Warum es gut ist, dass es im Kaffeehaus noch eine Telefonzelle gibt
Im Kammerl. Im Café Kralicek gibt es, gleich beim Eingang, ein Kammerl, in das hin und wieder für ein paar Minuten ein Gast verschwindet. Die Rede ist nicht von der Toilette, sondern von der Telefonzelle. Jüngere Gäste wissen oft gar nicht mehr, wofür das gut ist. Manche legen alte Bücher rein, weil sie das von der Straße so kennen. Auf die Idee, dass die Telefonzelle zum Telefonieren da ist, wären sie nie gekommen. Es steht sogar noch ein Festnetztelefon in dem Kammerl, aber das wird kaum benutzt. Nein, die Gäste kommen hier rein, wenn sie mit dem Handy telefonieren wollen.

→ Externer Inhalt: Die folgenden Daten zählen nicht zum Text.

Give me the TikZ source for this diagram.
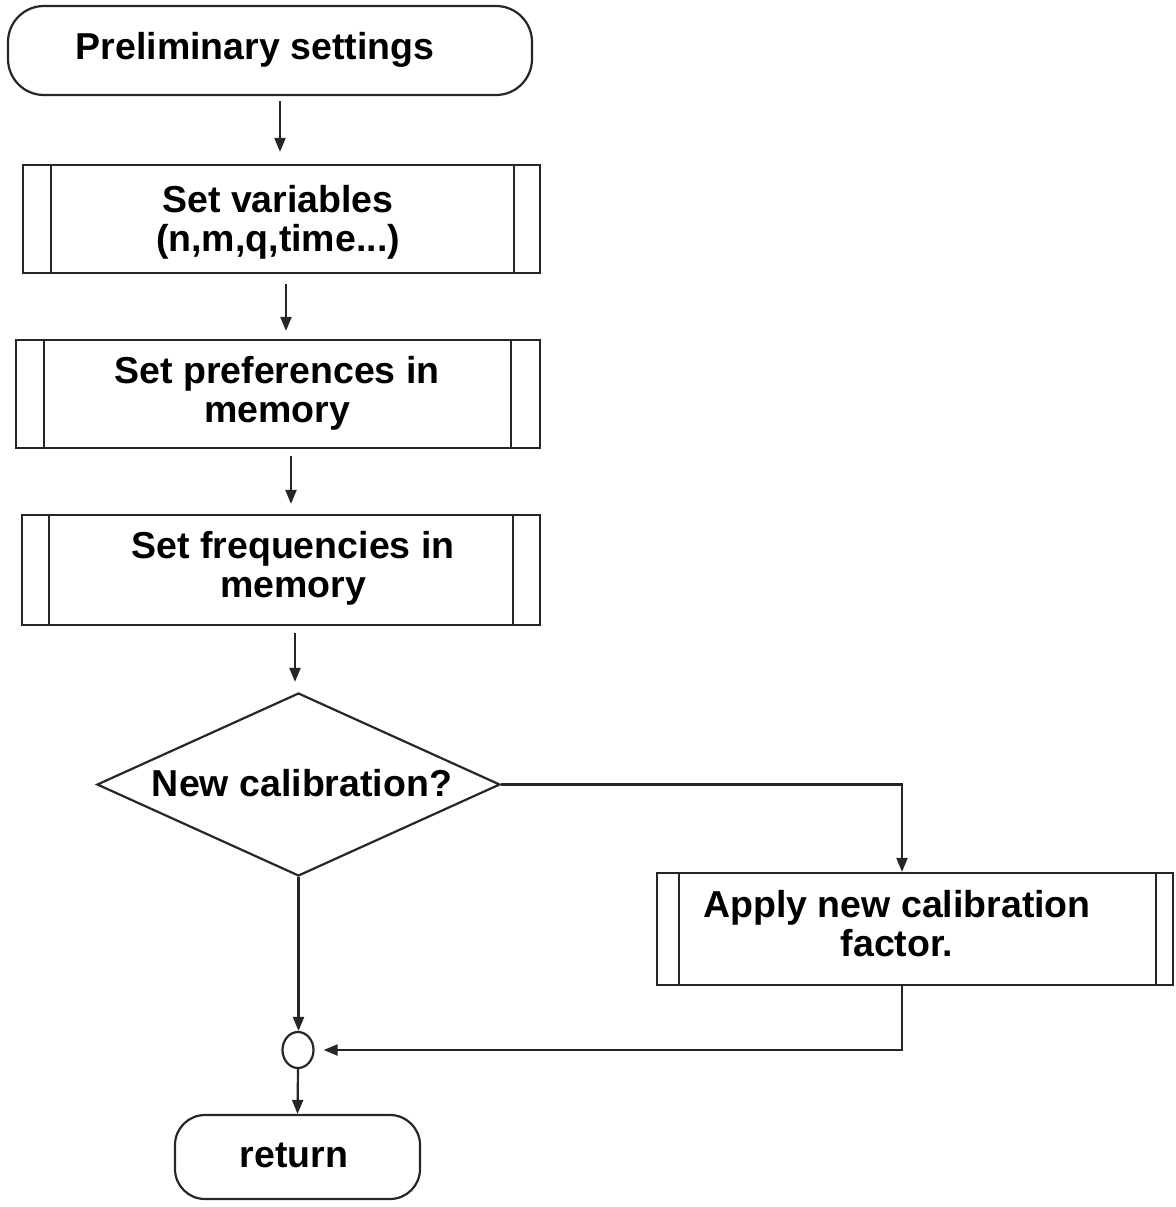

Coole Zellen. Dass die Telefonzellen weitgehend aus dem Straßenbild verschwunden sind, muss man nicht bedauern, sie werden schlicht nicht mehr benötigt. Ein Verlust ist es trotzdem, schon ästhetisch: Wer jemals einen amerikanischen Film aus den 70er- oder 80er-Jahren sah, weiß: Menschen, die lässig an Münztelefonen lehnen und ununterbrochen Hartgeld nachwerfen, sehen deutlich cooler aus als solche, die das Handy vor sich her tragen wie einen Kompass oder eine Wünschelrute. Mobiltelefone haben unser Leben zwar, genau, mobiler und in mancher Hinsicht einfacher gemacht. Aber auch lauter und indiskreter.
Man kann sich das heute nicht mehr vorstellen, aber Telefonzellen wurden einst unter anderem deshalb als verschließbare Räume konstruiert, um dort erstens selbst ungestört reden zu können und zweitens andere nicht zu belästigen. Heute kümmert uns das eine offensichtlich so wenig wie das andere. Der Trend geht dazu, in öffentlichen Räumen mit Video- und Lautsprecherfunktion zu telefonieren, sodass jetzt alle auch hören können, was auf der anderen Seite der Leitung gesagt wird. Ob der anderen Seite bewusst ist, dass ein ganzer U-Bahn-Waggon mithört, ist fraglich. Aber auch das scheint niemanden zu kümmern.
Das alles nur zur Erklärung, warum der Chef darauf besteht, zum Telefonieren ins Kammerl zu gehen.